To be sure, the upturn has registered amid lackluster volume — unlike the prior groups — presenting the risk of a false breakout, resembling the mid-July shakeout briefly below the range. Follow-through atop the 50-day moving average would strengthen the bull case.
Tactically, the breakout point — the 83.25-to-83.50 area — pivots to support.
Meanwhile, the Financial Select Sector SPDR remains range-bound. (Yield = 1.6%.)
Still, the group is pressing its 50-day moving average, currently 36.90, a level roughly matching the range top (37.14).

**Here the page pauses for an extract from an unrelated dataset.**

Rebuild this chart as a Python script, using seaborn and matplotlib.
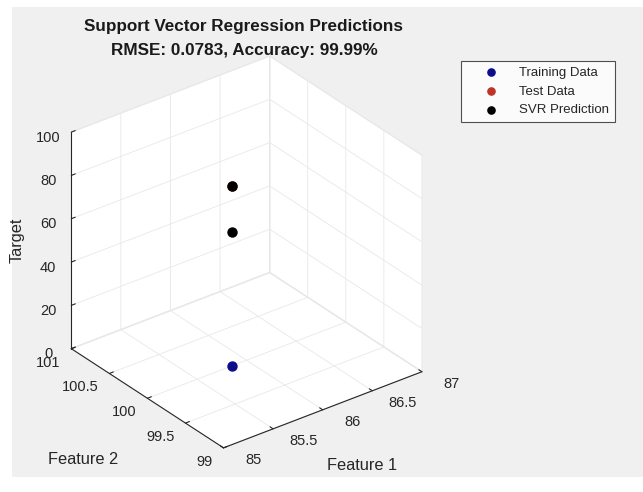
import matplotlib
matplotlib.use("Agg")
import matplotlib.pyplot as plt
from matplotlib.patches import Rectangle
from mpl_toolkits.mplot3d import proj3d
import seaborn as sns
import numpy as np

sns.set_style("white")
plt.rcParams['font.family'] = ['Liberation Sans', 'DejaVu Sans']

# Data
train_f1 = [85.85]
train_f2 = [100.0]
train_y = [0.0]
test_f1 = [85.85]
test_f2 = [100.0]
test_y = [83.0]
pred_f1 = [85.85, 85.85]
pred_f2 = [100.0, 100.0]
pred_y = [83.0, 62.0]

x_ticks = [85, 85.5, 86, 86.5, 87]
y_ticks = [99, 99.5, 100, 100.5, 101]
z_ticks = [0, 20, 40, 60, 80, 100]
x_labels = ['85', '85.5', '86', '86.5', '87']
y_labels = ['99', '99.5', '100', '100.5', '101']
z_labels = ['0', '20', '40', '60', '80', '100']

W, H = 643, 492
fig = plt.figure(figsize=(W / 100, H / 100), dpi=100)
fig.patch.set_facecolor('white')
fig.patches.append(Rectangle((12 / W, 1 - 477 / H), 1 - 12 / W, (477 - 7) / H,
                             transform=fig.transFigure, facecolor='#f0f0f0',
                             edgecolor='none', zorder=-10))

ax = fig.add_axes([-0.0097, -0.0194, 0.766, 0.988], projection='3d', computed_zorder=False)
ax.patch.set_alpha(0)
ax.set_proj_type('ortho')
ax.set_box_aspect((1, 1, 1), zoom=0.865)

pal = sns.color_palette([(0.05, 0.05, 0.55), (0.75, 0.2, 0.15), (0.0, 0.0, 0.0)])
ax.scatter(train_f1, train_f2, train_y, color=pal[0], s=42, depthshade=False, label='Training Data', zorder=3)
ax.scatter(test_f1, test_f2, test_y, color=pal[1], s=42, depthshade=False, label='Test Data', zorder=4)
ax.scatter(pred_f1, pred_f2, pred_y, color=pal[2], s=42, depthshade=False, label='SVR Prediction', zorder=5)

ax.set_xlim(85, 87)
ax.set_ylim(99, 101)
ax.set_zlim(0, 100)
ax.set_xticks(x_ticks)
ax.set_yticks(y_ticks)
ax.set_zticks(z_ticks)
ax.set_zticklabels(z_labels)
ax.view_init(elev=30, azim=-127.5)

for a in (ax.xaxis, ax.yaxis, ax.zaxis):
    a.set_pane_color((1, 1, 1, 1))
    a.pane.set_edgecolor((0.92, 0.92, 0.92, 1))
    a._axinfo['grid']['color'] = (0.91, 0.91, 0.91, 1)
    a._axinfo['grid']['linewidth'] = 0.6
    a._axinfo['tick']['inward_factor'] = 0.0
    a._axinfo['tick']['outward_factor'] = 0.25
    a.line.set_color('#262626')
    a.line.set_linewidth(0.8)
ax.tick_params(labelsize=10.5, colors='#262626', pad=0)
ax.tick_params(axis='z', pad=4)
ax.tick_params(axis='x', labelbottom=False, labeltop=False)
ax.tick_params(axis='y', labelleft=False, labelright=False)

ax.set_xlabel('')
ax.set_ylabel('')
ax.set_zlabel('')

# tick labels of the two floor axes: project the tick values to the figure
fig.canvas.draw()
M = ax.get_proj()


def floor_label(x, y, z, s, dx, dy, ha):
    px, py, _ = proj3d.proj_transform(x, y, z, M)
    dispx, dispy = ax.transData.transform((px, py))
    fig.text((dispx + dx) / W, (dispy + dy) / H, s, ha=ha, va='center',
             fontsize=10.5, color='#262626')


for v, s in zip(x_ticks, x_labels):
    floor_label(v, y_ticks[0], z_ticks[0], s, 30, -12, 'center')
for v, s in zip(y_ticks, y_labels):
    floor_label(x_ticks[0], v, z_ticks[0], s, -11, -14, 'right')

fig.text(362 / W, 1 - 465 / H, 'Feature 1', fontsize=11.8, color='#262626', ha='center', va='center')
fig.text(83 / W, 1 - 460 / H, 'Feature 2', fontsize=11.8, color='#262626', ha='center', va='center')
fig.text(17 / W, 1 - 240 / H, 'Target', fontsize=11.8, color='#262626', ha='center', va='center', rotation=90)

fig.text(244 / W, 1 - 26 / H, 'Support Vector Regression Predictions', fontsize=12.3,
         fontweight='bold', ha='center', va='center', color='#1a1a1a')
fig.text(244 / W, 1 - 51 / H, 'RMSE: 0.0783, Accuracy: 99.99%', fontsize=12.3,
         fontweight='bold', ha='center', va='center', color='#1a1a1a')

leg = fig.legend(loc='upper left', bbox_to_anchor=(461 / W, 1 - 61 / H), fontsize=9.5,
                 frameon=True, fancybox=False, edgecolor='#262626', markerscale=0.8,
                 borderaxespad=0, handletextpad=0.3, handlelength=3.7,
                 borderpad=0.42, labelspacing=0.5)
leg.get_frame().set_facecolor('white')
leg.get_frame().set_linewidth(0.8)

fig.savefig('out.png', dpi=100, facecolor=fig.get_facecolor())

The prevailing upturn punctuates a tight seven-session range, laying the groundwork for potentially decisive follow-through. Tactically, a breakout attempt is in play barring a violation of the range bottom (36.00).
Moving to specific names, Tesla, Inc. is showing signs of life, rising amid a delayed reaction to the company’s strong quarterly results, released earlier this week.
(Separately, rival Ford Motor Co. indicated late Wednesday it sees signs of the global chip shortage easing, a potential positive for Tesla as well.)
Against this backdrop, the shares are challenging trendline resistance roughly matching a five-week range top. Resistance broadly spans from 685.70 to 700.00.
The prevailing upturn has been fueled by a volume uptick — and punctuates a tight July range — laying the groundwork for potentially decisive follow-through.
Tactically, trendline support closely matches the 50- and 200-day moving averages, circa 648.50. A breakout attempt is in play barring a violation of the 200-day, currently 648.50.
Snap, Inc. is a well positioned large-cap name.
Earlier this month, the shares gapped to all-time highs, rising after the company’s quarterly results.
The ensuing pullback has been flat, placing the shares near gap support (74.00) and 5.6% under the July peak.
Delving deeper, the post-breakout low (71.80) is followed by the former range top (70.25). A sustained posture higher signals a bullish bias.
Finally, Nokia Corp. — initially profiled July 16 — has extended its uptrend.
As illustrated, the shares have gapped to six-month highs, rising after the company’s second-quarter results. Tactically, the top of the gap (6.02) closely matches the breakout point.
Delving deeper, consider that the mid-July low (5.53) closely matched key gap support (5.47), detailed previously.